Code that draws figures
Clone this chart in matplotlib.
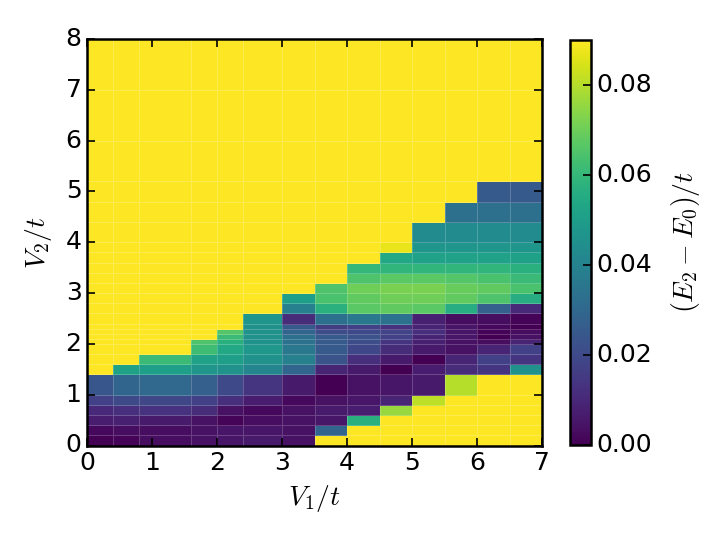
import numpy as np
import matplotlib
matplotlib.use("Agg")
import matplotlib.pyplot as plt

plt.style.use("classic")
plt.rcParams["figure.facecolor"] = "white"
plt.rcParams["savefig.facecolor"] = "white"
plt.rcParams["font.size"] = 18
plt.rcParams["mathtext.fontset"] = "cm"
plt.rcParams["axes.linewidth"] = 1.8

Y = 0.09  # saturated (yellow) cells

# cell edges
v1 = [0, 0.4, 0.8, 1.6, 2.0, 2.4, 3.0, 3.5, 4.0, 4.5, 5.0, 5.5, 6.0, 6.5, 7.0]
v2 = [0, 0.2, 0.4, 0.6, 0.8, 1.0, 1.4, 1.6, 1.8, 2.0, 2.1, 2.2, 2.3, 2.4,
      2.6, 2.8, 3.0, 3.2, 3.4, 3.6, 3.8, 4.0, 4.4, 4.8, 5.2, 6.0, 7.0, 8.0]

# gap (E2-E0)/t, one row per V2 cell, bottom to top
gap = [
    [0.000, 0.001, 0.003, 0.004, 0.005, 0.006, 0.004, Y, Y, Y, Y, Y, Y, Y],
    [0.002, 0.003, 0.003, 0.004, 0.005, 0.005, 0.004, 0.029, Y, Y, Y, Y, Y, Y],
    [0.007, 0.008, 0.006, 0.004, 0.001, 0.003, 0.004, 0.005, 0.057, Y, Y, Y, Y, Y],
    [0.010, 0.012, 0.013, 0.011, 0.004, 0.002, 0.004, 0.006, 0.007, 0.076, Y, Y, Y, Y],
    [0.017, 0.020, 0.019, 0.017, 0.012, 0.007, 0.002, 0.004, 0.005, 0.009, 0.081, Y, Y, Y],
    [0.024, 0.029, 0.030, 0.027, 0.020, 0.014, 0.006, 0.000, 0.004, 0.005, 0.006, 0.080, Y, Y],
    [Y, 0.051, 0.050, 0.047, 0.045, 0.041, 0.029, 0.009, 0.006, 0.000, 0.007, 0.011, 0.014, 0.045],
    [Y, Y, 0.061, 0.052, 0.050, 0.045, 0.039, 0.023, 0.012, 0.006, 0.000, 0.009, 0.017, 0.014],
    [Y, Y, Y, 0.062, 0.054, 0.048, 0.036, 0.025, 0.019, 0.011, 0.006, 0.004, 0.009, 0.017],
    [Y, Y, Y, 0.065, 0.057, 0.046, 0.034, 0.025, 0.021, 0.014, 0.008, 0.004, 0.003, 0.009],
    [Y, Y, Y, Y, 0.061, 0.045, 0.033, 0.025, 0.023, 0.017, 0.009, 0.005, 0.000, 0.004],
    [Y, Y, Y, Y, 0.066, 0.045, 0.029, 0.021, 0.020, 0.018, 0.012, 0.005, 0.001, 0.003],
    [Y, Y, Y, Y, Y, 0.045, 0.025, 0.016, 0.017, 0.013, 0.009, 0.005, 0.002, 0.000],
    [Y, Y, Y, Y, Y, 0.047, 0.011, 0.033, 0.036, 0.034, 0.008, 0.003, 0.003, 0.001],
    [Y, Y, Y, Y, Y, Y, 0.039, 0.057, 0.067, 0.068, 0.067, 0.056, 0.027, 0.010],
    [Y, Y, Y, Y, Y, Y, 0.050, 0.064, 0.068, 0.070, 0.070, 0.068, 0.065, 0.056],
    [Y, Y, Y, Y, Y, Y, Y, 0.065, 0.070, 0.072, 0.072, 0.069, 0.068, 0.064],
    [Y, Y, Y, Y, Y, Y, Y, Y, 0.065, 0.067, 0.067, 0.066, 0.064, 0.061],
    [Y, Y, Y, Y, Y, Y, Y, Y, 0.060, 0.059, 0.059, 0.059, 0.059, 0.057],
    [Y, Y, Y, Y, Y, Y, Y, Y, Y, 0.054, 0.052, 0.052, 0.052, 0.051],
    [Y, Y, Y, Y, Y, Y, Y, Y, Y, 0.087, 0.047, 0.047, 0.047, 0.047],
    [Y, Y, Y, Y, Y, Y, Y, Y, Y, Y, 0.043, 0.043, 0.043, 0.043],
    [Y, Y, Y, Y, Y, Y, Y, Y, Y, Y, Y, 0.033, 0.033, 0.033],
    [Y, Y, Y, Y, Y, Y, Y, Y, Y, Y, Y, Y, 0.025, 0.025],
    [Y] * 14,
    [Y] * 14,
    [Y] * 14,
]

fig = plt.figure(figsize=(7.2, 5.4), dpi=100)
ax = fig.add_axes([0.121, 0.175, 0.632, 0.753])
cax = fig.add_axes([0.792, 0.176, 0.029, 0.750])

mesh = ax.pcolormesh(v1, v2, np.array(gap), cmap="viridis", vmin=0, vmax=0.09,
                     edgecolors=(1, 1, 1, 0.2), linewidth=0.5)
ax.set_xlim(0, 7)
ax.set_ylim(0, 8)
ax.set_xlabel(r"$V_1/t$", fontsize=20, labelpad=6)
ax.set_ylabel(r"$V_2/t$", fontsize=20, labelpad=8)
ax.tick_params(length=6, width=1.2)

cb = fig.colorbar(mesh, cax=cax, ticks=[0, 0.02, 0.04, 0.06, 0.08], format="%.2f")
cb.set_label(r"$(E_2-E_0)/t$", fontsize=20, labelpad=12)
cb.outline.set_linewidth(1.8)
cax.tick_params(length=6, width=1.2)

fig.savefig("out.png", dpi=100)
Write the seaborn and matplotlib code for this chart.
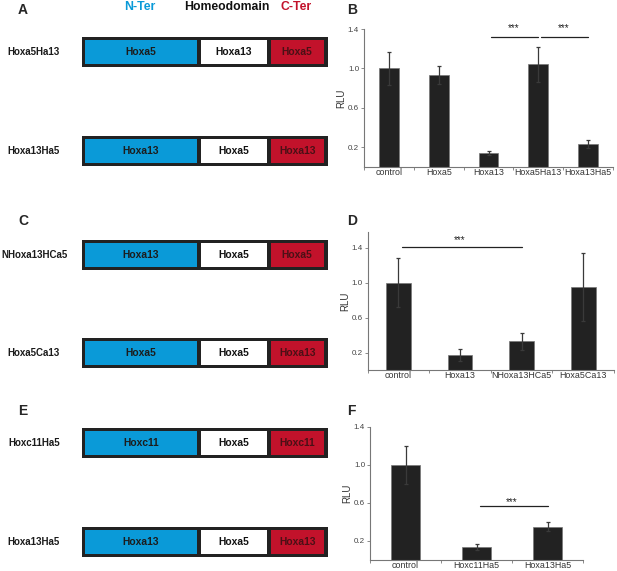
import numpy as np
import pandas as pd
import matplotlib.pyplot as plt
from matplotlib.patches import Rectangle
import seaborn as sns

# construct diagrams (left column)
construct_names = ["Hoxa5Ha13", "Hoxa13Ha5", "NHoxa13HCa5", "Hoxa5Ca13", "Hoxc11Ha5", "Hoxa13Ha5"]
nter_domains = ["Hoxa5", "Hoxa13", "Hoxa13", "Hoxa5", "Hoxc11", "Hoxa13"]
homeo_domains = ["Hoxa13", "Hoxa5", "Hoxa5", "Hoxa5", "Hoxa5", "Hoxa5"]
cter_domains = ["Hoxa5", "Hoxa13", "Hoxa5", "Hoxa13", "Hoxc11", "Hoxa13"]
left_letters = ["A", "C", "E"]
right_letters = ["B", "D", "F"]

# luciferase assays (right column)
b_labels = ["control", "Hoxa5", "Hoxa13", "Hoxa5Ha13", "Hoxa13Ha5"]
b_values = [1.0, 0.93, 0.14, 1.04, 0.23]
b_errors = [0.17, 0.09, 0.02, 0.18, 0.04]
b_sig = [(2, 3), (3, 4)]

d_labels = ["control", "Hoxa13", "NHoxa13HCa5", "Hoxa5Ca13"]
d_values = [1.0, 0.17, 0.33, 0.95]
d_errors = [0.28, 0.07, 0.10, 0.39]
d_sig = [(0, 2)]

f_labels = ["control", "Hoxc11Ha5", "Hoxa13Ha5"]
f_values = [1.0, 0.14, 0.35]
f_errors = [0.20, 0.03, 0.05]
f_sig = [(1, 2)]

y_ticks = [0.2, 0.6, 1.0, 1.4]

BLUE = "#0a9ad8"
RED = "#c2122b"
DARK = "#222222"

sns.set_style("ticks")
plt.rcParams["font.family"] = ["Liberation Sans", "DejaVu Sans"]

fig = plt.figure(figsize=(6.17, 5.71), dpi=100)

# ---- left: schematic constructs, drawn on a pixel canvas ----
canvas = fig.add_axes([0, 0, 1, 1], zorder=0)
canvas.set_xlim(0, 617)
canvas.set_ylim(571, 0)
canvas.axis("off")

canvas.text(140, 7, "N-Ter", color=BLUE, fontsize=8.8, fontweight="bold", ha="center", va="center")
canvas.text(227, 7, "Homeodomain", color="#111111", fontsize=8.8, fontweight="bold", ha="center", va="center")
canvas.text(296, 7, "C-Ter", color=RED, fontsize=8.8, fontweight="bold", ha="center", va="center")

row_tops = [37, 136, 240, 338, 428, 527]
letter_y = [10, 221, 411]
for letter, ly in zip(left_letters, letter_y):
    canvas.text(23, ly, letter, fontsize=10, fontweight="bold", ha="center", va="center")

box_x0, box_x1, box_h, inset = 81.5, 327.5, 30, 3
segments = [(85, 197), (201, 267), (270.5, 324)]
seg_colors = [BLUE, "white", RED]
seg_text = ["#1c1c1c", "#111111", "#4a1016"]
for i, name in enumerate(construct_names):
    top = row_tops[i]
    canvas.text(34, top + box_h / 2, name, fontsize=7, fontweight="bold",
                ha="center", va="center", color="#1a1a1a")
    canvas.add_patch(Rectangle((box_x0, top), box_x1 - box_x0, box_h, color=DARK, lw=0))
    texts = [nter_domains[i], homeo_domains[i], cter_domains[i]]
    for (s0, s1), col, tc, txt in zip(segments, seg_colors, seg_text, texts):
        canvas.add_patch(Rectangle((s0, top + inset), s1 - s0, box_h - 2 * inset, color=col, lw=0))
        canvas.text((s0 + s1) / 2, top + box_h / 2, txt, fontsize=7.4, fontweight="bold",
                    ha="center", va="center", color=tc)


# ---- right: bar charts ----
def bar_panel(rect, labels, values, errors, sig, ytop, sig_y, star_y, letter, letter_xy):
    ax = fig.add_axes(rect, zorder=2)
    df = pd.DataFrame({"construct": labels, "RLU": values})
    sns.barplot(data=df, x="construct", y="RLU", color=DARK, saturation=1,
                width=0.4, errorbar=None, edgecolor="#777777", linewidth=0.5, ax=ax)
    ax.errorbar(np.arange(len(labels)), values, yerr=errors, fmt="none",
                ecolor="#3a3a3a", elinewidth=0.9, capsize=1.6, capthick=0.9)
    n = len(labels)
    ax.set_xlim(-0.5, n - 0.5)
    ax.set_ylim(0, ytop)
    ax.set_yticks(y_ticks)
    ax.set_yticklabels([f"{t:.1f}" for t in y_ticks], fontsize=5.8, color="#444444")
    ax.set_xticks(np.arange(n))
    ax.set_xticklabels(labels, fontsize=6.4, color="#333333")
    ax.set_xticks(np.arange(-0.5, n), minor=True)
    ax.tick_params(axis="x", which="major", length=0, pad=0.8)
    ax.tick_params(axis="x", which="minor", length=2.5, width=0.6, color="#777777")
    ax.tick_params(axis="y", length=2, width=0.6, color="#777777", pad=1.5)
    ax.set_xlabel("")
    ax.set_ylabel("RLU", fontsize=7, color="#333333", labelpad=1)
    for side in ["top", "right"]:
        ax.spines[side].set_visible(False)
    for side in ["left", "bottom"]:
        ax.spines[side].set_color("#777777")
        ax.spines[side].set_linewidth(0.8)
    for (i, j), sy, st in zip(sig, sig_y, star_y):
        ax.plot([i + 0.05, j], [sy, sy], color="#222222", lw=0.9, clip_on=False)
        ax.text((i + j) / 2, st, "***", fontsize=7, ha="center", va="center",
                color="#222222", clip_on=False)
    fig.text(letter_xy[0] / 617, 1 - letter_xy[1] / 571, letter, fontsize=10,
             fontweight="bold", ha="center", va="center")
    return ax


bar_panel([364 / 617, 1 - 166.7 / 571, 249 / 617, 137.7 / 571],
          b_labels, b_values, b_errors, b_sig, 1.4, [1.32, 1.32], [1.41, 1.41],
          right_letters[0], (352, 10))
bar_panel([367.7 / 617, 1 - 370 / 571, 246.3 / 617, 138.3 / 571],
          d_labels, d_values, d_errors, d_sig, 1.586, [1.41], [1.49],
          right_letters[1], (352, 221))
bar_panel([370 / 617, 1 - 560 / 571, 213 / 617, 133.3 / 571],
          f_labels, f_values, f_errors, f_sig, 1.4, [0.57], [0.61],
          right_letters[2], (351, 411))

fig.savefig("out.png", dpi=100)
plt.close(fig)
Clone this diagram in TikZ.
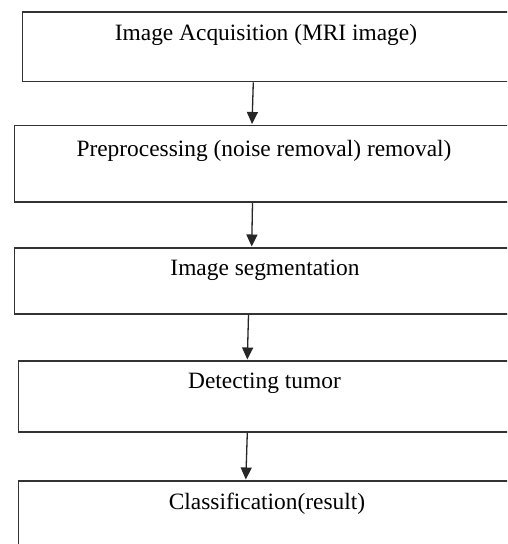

_Aim_. With all pictures left out, please transcribe exactly the lines from the start of the material through the line with "saturated (yellow) cells".

_Response below_.
Clone this chart in matplotlib.
import numpy as np
import matplotlib
matplotlib.use("Agg")
import matplotlib.pyplot as plt

plt.style.use("classic")
plt.rcParams["figure.facecolor"] = "white"
plt.rcParams["savefig.facecolor"] = "white"
plt.rcParams["font.size"] = 18
plt.rcParams["mathtext.fontset"] = "cm"
plt.rcParams["axes.linewidth"] = 1.8

Y = 0.09  # saturated (yellow) cells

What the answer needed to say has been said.